## The request
Output the material beneath this task exactly, images excluded.

## Supplied data
————

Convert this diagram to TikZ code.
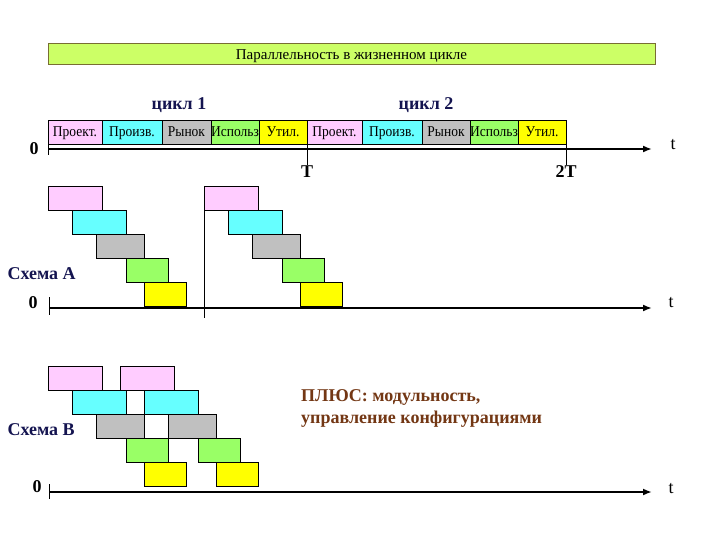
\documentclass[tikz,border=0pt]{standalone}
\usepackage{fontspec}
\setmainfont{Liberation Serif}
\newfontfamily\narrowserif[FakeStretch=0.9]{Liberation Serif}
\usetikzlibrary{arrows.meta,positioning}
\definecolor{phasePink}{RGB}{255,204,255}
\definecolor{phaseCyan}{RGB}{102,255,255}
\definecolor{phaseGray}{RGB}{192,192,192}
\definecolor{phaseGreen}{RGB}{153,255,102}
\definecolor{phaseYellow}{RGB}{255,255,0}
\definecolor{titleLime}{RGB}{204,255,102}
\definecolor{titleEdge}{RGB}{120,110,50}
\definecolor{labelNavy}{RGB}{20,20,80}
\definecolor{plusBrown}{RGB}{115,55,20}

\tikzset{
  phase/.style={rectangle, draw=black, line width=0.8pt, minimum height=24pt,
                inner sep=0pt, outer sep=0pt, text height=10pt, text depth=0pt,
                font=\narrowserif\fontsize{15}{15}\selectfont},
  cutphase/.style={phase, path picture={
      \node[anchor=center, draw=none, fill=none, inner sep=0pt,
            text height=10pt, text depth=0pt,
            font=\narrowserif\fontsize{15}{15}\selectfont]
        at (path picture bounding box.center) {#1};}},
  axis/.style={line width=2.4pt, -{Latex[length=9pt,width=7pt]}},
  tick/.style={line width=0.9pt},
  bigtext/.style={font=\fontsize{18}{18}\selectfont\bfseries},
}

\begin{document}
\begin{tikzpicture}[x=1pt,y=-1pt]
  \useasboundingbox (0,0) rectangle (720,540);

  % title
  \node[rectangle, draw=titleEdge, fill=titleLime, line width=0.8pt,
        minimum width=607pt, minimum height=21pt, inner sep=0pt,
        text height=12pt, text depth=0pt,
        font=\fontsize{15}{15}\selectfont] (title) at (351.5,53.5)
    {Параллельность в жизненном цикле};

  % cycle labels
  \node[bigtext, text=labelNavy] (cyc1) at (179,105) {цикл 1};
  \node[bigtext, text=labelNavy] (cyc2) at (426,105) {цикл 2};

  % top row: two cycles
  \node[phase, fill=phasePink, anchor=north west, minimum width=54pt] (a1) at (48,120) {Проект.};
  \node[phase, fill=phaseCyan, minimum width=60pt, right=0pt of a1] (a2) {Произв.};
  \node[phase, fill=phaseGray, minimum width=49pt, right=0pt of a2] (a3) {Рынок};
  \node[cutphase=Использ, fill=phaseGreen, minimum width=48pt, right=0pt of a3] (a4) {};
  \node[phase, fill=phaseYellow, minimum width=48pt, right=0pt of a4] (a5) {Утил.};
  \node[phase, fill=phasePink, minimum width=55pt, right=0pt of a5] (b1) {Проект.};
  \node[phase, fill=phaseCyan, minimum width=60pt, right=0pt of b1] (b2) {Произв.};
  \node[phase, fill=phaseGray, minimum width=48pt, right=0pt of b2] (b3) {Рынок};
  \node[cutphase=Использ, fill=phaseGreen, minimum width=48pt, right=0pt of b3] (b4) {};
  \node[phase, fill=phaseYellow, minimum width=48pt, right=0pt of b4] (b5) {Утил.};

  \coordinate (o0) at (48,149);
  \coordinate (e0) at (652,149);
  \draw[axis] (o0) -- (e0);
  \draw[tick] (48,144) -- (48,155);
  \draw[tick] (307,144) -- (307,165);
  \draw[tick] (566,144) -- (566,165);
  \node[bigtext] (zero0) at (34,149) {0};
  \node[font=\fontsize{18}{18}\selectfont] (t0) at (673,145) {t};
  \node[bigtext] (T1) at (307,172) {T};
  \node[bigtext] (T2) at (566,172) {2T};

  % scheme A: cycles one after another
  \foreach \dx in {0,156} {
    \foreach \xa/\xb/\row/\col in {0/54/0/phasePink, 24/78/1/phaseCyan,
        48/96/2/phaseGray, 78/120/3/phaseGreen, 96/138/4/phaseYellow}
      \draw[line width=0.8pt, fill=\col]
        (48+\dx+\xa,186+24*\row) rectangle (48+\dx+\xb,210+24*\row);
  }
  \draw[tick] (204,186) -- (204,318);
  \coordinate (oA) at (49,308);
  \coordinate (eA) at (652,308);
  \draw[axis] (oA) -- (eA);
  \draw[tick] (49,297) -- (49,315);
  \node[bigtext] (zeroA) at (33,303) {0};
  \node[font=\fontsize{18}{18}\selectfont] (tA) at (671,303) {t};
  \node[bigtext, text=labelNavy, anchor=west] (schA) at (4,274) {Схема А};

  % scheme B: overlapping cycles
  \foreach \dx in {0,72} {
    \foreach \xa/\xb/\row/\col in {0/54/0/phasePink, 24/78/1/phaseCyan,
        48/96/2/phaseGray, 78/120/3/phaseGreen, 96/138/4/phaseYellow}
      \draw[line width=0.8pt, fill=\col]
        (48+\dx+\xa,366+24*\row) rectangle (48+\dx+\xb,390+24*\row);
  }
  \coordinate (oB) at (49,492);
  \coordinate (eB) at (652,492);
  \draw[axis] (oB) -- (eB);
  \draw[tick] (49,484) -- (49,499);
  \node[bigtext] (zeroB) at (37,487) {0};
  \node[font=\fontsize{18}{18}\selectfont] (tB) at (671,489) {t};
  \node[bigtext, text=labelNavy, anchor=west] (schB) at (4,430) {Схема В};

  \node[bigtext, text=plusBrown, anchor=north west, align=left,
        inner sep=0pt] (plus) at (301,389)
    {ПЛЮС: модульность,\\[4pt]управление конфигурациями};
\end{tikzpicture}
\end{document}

————

## Solved exercise
Convert this diagram to TikZ code.
\documentclass[tikz,border=0pt]{standalone}
\usepackage{fontspec}
\setmainfont{Liberation Serif}
\newfontfamily\narrowserif[FakeStretch=0.9]{Liberation Serif}
\usetikzlibrary{arrows.meta,positioning}
\definecolor{phasePink}{RGB}{255,204,255}
\definecolor{phaseCyan}{RGB}{102,255,255}
\definecolor{phaseGray}{RGB}{192,192,192}
\definecolor{phaseGreen}{RGB}{153,255,102}
\definecolor{phaseYellow}{RGB}{255,255,0}
\definecolor{titleLime}{RGB}{204,255,102}
\definecolor{titleEdge}{RGB}{120,110,50}
\definecolor{labelNavy}{RGB}{20,20,80}
\definecolor{plusBrown}{RGB}{115,55,20}

\tikzset{
  phase/.style={rectangle, draw=black, line width=0.8pt, minimum height=24pt,
                inner sep=0pt, outer sep=0pt, text height=10pt, text depth=0pt,
                font=\narrowserif\fontsize{15}{15}\selectfont},
  cutphase/.style={phase, path picture={
      \node[anchor=center, draw=none, fill=none, inner sep=0pt,
            text height=10pt, text depth=0pt,
            font=\narrowserif\fontsize{15}{15}\selectfont]
        at (path picture bounding box.center) {#1};}},
  axis/.style={line width=2.4pt, -{Latex[length=9pt,width=7pt]}},
  tick/.style={line width=0.9pt},
  bigtext/.style={font=\fontsize{18}{18}\selectfont\bfseries},
}

\begin{document}
\begin{tikzpicture}[x=1pt,y=-1pt]
  \useasboundingbox (0,0) rectangle (720,540);

  % title
  \node[rectangle, draw=titleEdge, fill=titleLime, line width=0.8pt,
        minimum width=607pt, minimum height=21pt, inner sep=0pt,
        text height=12pt, text depth=0pt,
        font=\fontsize{15}{15}\selectfont] (title) at (351.5,53.5)
    {Параллельность в жизненном цикле};

  % cycle labels
  \node[bigtext, text=labelNavy] (cyc1) at (179,105) {цикл 1};
  \node[bigtext, text=labelNavy] (cyc2) at (426,105) {цикл 2};

  % top row: two cycles
  \node[phase, fill=phasePink, anchor=north west, minimum width=54pt] (a1) at (48,120) {Проект.};
  \node[phase, fill=phaseCyan, minimum width=60pt, right=0pt of a1] (a2) {Произв.};
  \node[phase, fill=phaseGray, minimum width=49pt, right=0pt of a2] (a3) {Рынок};
  \node[cutphase=Использ, fill=phaseGreen, minimum width=48pt, right=0pt of a3] (a4) {};
  \node[phase, fill=phaseYellow, minimum width=48pt, right=0pt of a4] (a5) {Утил.};
  \node[phase, fill=phasePink, minimum width=55pt, right=0pt of a5] (b1) {Проект.};
  \node[phase, fill=phaseCyan, minimum width=60pt, right=0pt of b1] (b2) {Произв.};
  \node[phase, fill=phaseGray, minimum width=48pt, right=0pt of b2] (b3) {Рынок};
  \node[cutphase=Использ, fill=phaseGreen, minimum width=48pt, right=0pt of b3] (b4) {};
  \node[phase, fill=phaseYellow, minimum width=48pt, right=0pt of b4] (b5) {Утил.};

  \coordinate (o0) at (48,149);
  \coordinate (e0) at (652,149);
  \draw[axis] (o0) -- (e0);
  \draw[tick] (48,144) -- (48,155);
  \draw[tick] (307,144) -- (307,165);
  \draw[tick] (566,144) -- (566,165);
  \node[bigtext] (zero0) at (34,149) {0};
  \node[font=\fontsize{18}{18}\selectfont] (t0) at (673,145) {t};
  \node[bigtext] (T1) at (307,172) {T};
  \node[bigtext] (T2) at (566,172) {2T};

  % scheme A: cycles one after another
  \foreach \dx in {0,156} {
    \foreach \xa/\xb/\row/\col in {0/54/0/phasePink, 24/78/1/phaseCyan,
        48/96/2/phaseGray, 78/120/3/phaseGreen, 96/138/4/phaseYellow}
      \draw[line width=0.8pt, fill=\col]
        (48+\dx+\xa,186+24*\row) rectangle (48+\dx+\xb,210+24*\row);
  }
  \draw[tick] (204,186) -- (204,318);
  \coordinate (oA) at (49,308);
  \coordinate (eA) at (652,308);
  \draw[axis] (oA) -- (eA);
  \draw[tick] (49,297) -- (49,315);
  \node[bigtext] (zeroA) at (33,303) {0};
  \node[font=\fontsize{18}{18}\selectfont] (tA) at (671,303) {t};
  \node[bigtext, text=labelNavy, anchor=west] (schA) at (4,274) {Схема А};

  % scheme B: overlapping cycles
  \foreach \dx in {0,72} {
    \foreach \xa/\xb/\row/\col in {0/54/0/phasePink, 24/78/1/phaseCyan,
        48/96/2/phaseGray, 78/120/3/phaseGreen, 96/138/4/phaseYellow}
      \draw[line width=0.8pt, fill=\col]
        (48+\dx+\xa,366+24*\row) rectangle (48+\dx+\xb,390+24*\row);
  }
  \coordinate (oB) at (49,492);
  \coordinate (eB) at (652,492);
  \draw[axis] (oB) -- (eB);
  \draw[tick] (49,484) -- (49,499);
  \node[bigtext] (zeroB) at (37,487) {0};
  \node[font=\fontsize{18}{18}\selectfont] (tB) at (671,489) {t};
  \node[bigtext, text=labelNavy, anchor=west] (schB) at (4,430) {Схема В};

  \node[bigtext, text=plusBrown, anchor=north west, align=left,
        inner sep=0pt] (plus) at (301,389)
    {ПЛЮС: модульность,\\[4pt]управление конфигурациями};
\end{tikzpicture}
\end{document}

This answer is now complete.